Combat Vets will appreciate the candor and frankness of the authors. Some things about war never change. Some people walk around as “combat vets” without ever really having an idea that a war is going on. Geschke’s words could be my own words with a few changes. It seemed so strange to me that these army personnel were drawing the same combat pay that I was drawing. It didn’t seem right forty-one years ago, and it still doesn’t seem right now, but it was a fact: They were in a different world than we were dealing with in the fields of Vietnam (Iraq, or Afghanistan). (P.158)

Geschke and Toto challenge our status quo in how we understand and approach wars. There is an uncomfortable air about their insights and open-ended conclusions. However, speaking as a combat chaplain who has actually been in the soup of Iraq, I believe they are spot on. The two of them should be expert advisors because they would hold all soldiers and citizens accountable, including me.

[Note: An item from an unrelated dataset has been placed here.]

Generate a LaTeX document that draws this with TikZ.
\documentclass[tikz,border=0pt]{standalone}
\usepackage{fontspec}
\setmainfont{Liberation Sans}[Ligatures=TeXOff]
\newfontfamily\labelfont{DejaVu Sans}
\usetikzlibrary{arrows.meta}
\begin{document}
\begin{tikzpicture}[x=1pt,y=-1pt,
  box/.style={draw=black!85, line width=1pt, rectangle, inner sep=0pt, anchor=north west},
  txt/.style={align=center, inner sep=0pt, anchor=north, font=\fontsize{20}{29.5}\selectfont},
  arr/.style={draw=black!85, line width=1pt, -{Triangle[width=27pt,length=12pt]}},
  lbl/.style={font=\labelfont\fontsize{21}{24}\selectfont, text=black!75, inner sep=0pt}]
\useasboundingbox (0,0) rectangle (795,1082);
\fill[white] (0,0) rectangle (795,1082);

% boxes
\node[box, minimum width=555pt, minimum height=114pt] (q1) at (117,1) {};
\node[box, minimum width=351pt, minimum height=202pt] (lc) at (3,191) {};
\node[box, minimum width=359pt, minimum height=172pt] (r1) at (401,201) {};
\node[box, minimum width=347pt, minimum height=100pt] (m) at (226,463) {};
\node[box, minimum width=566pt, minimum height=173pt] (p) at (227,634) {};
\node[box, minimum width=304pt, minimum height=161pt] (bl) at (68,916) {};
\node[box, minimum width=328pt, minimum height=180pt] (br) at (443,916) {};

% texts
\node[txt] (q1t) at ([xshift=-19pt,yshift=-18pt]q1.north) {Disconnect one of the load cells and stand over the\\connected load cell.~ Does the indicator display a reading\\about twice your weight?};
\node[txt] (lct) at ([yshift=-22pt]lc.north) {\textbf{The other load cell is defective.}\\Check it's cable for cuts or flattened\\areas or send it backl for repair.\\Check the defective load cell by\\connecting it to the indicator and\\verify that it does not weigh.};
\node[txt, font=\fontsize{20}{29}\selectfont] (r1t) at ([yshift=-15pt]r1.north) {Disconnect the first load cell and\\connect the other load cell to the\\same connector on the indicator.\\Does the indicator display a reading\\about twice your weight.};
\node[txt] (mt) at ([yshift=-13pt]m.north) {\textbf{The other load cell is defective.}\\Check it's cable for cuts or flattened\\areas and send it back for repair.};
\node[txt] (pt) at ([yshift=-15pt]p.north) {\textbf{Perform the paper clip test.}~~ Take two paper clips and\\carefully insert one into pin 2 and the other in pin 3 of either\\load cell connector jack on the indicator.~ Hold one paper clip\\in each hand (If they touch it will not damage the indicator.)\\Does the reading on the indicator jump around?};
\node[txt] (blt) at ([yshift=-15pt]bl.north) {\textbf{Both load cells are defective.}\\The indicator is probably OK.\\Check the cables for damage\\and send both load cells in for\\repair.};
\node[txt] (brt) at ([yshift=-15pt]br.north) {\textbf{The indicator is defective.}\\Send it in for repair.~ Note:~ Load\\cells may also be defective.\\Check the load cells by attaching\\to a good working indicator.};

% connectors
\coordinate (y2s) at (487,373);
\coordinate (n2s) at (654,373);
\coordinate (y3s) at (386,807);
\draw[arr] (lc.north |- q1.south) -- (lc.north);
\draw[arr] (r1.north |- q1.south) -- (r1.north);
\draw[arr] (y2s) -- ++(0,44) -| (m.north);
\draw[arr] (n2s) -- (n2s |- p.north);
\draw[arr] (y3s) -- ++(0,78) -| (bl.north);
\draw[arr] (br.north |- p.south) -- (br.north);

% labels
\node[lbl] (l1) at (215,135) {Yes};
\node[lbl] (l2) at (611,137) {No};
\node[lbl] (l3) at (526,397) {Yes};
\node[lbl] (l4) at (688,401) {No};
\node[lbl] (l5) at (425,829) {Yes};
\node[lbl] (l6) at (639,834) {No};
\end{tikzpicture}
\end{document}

Yes! It was a privilege to serve. And it was an honor to review this book. The authors did more than survive the Vietnam era; they thrived and blossomed. And I might add, they inspired this chaplain. Well done!

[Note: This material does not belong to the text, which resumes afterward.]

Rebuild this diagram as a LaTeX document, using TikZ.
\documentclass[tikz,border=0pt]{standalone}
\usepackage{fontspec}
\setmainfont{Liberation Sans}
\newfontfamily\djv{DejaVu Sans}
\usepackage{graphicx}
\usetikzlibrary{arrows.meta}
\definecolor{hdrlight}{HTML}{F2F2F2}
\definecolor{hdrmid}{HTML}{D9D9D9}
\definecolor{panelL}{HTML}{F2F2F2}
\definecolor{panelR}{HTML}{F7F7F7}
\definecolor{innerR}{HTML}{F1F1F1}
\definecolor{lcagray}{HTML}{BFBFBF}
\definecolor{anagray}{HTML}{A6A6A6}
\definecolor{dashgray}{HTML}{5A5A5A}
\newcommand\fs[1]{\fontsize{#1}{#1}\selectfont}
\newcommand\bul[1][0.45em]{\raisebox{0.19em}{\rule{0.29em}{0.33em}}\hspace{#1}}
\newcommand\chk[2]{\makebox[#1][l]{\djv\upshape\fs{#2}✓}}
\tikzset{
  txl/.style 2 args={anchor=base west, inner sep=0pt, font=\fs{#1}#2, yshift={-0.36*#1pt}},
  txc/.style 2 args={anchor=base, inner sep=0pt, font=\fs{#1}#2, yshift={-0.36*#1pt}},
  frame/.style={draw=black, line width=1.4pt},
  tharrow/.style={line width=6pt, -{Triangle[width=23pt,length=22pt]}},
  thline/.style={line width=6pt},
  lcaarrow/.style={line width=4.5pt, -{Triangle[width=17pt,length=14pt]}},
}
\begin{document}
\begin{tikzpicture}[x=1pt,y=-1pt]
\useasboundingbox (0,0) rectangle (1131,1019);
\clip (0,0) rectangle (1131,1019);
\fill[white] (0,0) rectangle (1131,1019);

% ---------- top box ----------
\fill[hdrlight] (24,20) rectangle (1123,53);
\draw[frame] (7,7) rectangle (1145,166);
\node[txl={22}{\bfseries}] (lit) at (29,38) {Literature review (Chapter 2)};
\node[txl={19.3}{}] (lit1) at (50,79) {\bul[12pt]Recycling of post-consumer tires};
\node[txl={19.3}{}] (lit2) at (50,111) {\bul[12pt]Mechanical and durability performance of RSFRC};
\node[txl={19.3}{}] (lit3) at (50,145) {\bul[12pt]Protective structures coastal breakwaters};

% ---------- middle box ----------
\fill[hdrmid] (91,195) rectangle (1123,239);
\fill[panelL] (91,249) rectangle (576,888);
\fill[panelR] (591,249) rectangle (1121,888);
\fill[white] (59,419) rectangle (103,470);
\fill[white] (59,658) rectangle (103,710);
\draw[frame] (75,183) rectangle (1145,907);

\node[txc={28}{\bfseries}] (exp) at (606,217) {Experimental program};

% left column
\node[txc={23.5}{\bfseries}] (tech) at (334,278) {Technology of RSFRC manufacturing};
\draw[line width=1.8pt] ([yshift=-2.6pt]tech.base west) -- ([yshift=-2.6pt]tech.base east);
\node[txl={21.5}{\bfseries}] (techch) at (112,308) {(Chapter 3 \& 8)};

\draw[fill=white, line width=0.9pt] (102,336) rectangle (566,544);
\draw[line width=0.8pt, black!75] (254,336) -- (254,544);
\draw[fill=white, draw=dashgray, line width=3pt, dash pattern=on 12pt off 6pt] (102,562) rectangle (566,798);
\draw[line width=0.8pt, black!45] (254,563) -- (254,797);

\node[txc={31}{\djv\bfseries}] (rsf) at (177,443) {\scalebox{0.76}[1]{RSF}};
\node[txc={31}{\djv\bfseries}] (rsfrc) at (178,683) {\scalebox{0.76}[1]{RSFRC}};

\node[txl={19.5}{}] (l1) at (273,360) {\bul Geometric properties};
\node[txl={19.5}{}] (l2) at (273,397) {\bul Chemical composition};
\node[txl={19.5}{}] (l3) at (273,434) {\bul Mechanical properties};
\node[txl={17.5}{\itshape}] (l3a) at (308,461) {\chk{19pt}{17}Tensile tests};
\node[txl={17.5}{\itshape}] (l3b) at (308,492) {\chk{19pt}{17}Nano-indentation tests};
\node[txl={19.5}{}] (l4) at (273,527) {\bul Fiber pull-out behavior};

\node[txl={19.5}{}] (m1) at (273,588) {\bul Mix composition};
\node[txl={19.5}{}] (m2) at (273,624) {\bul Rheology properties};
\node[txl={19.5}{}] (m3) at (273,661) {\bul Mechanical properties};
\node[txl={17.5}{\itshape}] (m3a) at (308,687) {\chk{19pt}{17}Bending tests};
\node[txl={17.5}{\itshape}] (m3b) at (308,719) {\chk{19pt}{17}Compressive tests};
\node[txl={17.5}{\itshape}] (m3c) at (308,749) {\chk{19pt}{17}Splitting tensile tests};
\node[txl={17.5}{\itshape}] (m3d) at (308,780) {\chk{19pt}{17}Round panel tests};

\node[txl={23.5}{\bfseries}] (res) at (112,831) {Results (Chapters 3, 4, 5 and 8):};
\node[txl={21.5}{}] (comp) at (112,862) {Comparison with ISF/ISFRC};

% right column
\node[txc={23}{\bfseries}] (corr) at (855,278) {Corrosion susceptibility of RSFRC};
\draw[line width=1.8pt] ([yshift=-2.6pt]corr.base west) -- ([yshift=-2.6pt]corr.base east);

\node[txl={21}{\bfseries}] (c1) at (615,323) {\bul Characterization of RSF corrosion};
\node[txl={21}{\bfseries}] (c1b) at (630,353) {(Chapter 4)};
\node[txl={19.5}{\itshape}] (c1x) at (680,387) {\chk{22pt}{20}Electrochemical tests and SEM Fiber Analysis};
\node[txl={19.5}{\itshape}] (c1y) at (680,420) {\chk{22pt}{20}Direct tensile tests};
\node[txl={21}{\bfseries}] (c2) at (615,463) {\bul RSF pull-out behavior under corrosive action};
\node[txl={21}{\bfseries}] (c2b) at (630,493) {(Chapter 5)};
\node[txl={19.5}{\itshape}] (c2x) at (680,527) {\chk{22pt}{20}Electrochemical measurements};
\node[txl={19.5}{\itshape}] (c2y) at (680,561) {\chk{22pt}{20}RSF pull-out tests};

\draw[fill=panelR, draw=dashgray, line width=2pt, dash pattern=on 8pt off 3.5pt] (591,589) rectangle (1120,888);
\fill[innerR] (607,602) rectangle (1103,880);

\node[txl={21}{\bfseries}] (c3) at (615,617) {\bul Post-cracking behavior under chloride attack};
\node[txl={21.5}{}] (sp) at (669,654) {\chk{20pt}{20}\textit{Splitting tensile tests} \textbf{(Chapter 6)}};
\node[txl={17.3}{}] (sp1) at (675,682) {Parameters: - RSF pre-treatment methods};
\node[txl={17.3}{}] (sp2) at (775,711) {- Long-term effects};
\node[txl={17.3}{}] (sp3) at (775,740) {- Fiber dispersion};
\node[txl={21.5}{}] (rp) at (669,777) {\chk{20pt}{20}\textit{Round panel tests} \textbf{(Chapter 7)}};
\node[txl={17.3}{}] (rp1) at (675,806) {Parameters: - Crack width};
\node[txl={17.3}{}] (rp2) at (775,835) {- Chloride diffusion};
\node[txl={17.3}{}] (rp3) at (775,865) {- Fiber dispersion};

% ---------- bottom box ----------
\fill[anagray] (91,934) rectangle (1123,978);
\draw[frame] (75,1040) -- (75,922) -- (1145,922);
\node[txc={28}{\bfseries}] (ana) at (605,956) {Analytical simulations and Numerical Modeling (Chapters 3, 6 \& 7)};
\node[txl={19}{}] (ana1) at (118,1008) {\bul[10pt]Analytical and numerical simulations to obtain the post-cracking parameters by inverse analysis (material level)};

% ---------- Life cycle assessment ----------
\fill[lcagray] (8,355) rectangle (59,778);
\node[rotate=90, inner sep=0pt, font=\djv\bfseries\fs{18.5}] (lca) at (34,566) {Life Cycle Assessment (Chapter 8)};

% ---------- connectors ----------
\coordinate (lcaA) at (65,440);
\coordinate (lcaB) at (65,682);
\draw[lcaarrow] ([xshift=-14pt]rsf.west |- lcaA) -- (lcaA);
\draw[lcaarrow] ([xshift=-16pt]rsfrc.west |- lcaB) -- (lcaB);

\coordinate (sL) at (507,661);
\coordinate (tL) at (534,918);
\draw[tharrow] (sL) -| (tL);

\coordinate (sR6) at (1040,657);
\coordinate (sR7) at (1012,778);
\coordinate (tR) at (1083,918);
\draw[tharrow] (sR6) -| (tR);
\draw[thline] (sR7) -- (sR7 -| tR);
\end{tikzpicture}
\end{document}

Reviewed by: Ron Camarda (2012)


Author's Synopsis

DECEMBER 28, 2011 - First Lieutenant Richard C. Geschke and Lieutenant Robert A. Toto co-authored a book sparking emotions and revealing buried memories of the Vietnam War within the book titled In Our Duffel Bags, just published by iUniverse.

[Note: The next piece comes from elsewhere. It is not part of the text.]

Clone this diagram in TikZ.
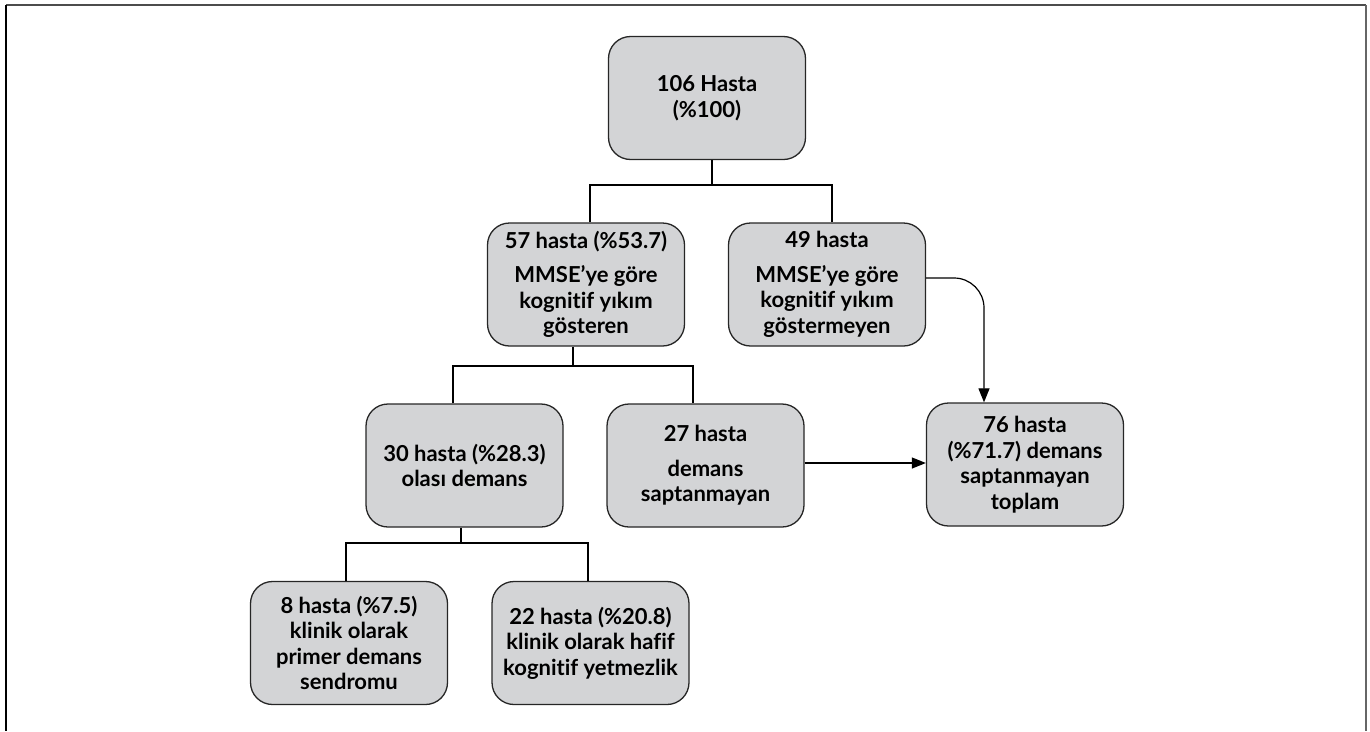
\documentclass[tikz,border=0pt]{standalone}
\usepackage{fontspec}
\setmainfont[Ligatures={NoCommon,NoContextual}]{Lato}
\usetikzlibrary{arrows.meta}
\definecolor{boxfill}{HTML}{D3D4D6}
\begin{document}
\begin{tikzpicture}[x=1pt,y=-1pt,
  box/.style={draw=black!85, line width=1.3pt, fill=boxfill, rounded corners=22pt,
    minimum width=197pt, minimum height=123pt, align=center, inner sep=0pt,
    font=\fontsize{22}{25.5}\selectfont\bfseries},
  tree/.style={line width=2.6pt, black},
  arr/.style={line width=1.2pt, black, -{Triangle[length=14pt,width=11pt]}},
  frame/.style={line width=2pt}]
\useasboundingbox (0,0) rectangle (1370,731);
\draw[frame, black!70] (6,5) -- (1366,5);
\draw[frame, black] (6,5) -- (6,731);
\draw[frame, black!60] (1366,5) -- (1366,731);

\node[box] (top) at (707,98) {106 Hasta\\(\%100)};
\node[box] (n57) at (586,284.5) {57 hasta (\%53.7)\\[9pt]MMSE’ye göre\\kognitif yıkım\\gösteren};
\node[box] (n49) at (827,284.5) {49 hasta\\[9pt]MMSE’ye göre\\kognitif yıkım\\göstermeyen};
\node[box] (n30) at (464.5,465.5) {30 hasta (\%28.3)\\olası demans};
\node[box] (n27) at (705.5,465.5) {27 hasta\\[9pt]demans\\saptanmayan};
\node[box] (n76) at (1025,464.5) {76 hasta\\(\%71.7) demans\\saptanmayan\\toplam};
\node[box] (n8) at (349,643) {8 hasta (\%7.5)\\klinik olarak\\primer demans\\sendromu};
\node[box] (n22) at (590.5,643) {22 hasta (\%20.8)\\klinik olarak hafif\\kognitif yetmezlik};

% tree connectors
\coordinate (j1) at (712,185);
\draw[tree] (top.south -| j1) -- (j1);
\draw[tree] (n57.north -| 590,0) |- (j1) -| (n49.north -| 832,0);
\coordinate (j2) at (573,366);
\draw[tree] (n57.south -| j2) -- (j2);
\draw[tree] (n30.north -| 453,0) |- (j2) -| (n27.north -| 693,0);
\coordinate (j3) at (461,543);
\draw[tree] (n30.south -| j3) -- (j3);
\draw[tree] (n8.north -| 346,0) |- (j3) -| (n22.north -| 588,0);

% arrows
\draw[arr] (n27.east |- 0,463) -- (n76.west |- 0,463);
\draw[arr, rounded corners=30pt] (n49.east |- 0,278) -| (n76.north -| 984,0);
\end{tikzpicture}
\end{document}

Both men are longtime service buddies as well as friends and it is through
this book they share the sometimes harrowing events encountered during their service in the “War with no purpose; no mission statement.” This
narrative book uniquely conveys each man’s first hand experiences as
soldiers serving in the US Army during the Vietnam War era and their
transition to civilian life afterwards.

“I did not realize that I had PTSD, until I started to cry while I was out
walking near my home” said Robert Toto during a recent interview. “This
book became part of my therapy.” As for Richard Geschke, his memories came about differently as he said, “It wasn’t until I had a vivid dream of
reality about a trip down the Hai Van Pass which occurred forty years ago
that the thoughts of not only Vietnam but of my entire army experience came
to my foremost thoughts. I immediately put them on paper, starting with the
chapter titled “Going My Way” and followed by the chapter titled “Was
That Forty-One or Forty-two Rockets?” Both men entered the military through the ROTC program which put them in as an officer once completing college. “During our day there were protests, draft card burnings and a very lively debate about the merits of the war.

Today, because we have an all volunteer army, the regular population is more or less mute on the war. Current debates about the wars are timid in
comparison to the Vietnam era,” said Richard Geschke. Aside from the political unrest our country was going through, these men each had their battles with society dealing with the stigma of serving the country in a war which was shunned by their peers. For Robert Toto, “It was difficult being in grad school once I was discharged. The undergraduate students really had no clue of what military life was.” Richard Geschke commented, “Vietnam was a different era altogether, with the protests and the divisive politics of the times.” He summarized, “I didn’t make military policy, and all I did was to serve my country in an honorable way!”

The stories within In Our Duffel Bags are written in a down to earth manner
using language that makes it easy to relate to the storytellers. This is the
type of book that can be a captivating read for those wanting to indulge in
the mindsets of young men forced into becoming soldiers during a war in which no one wanted to fight.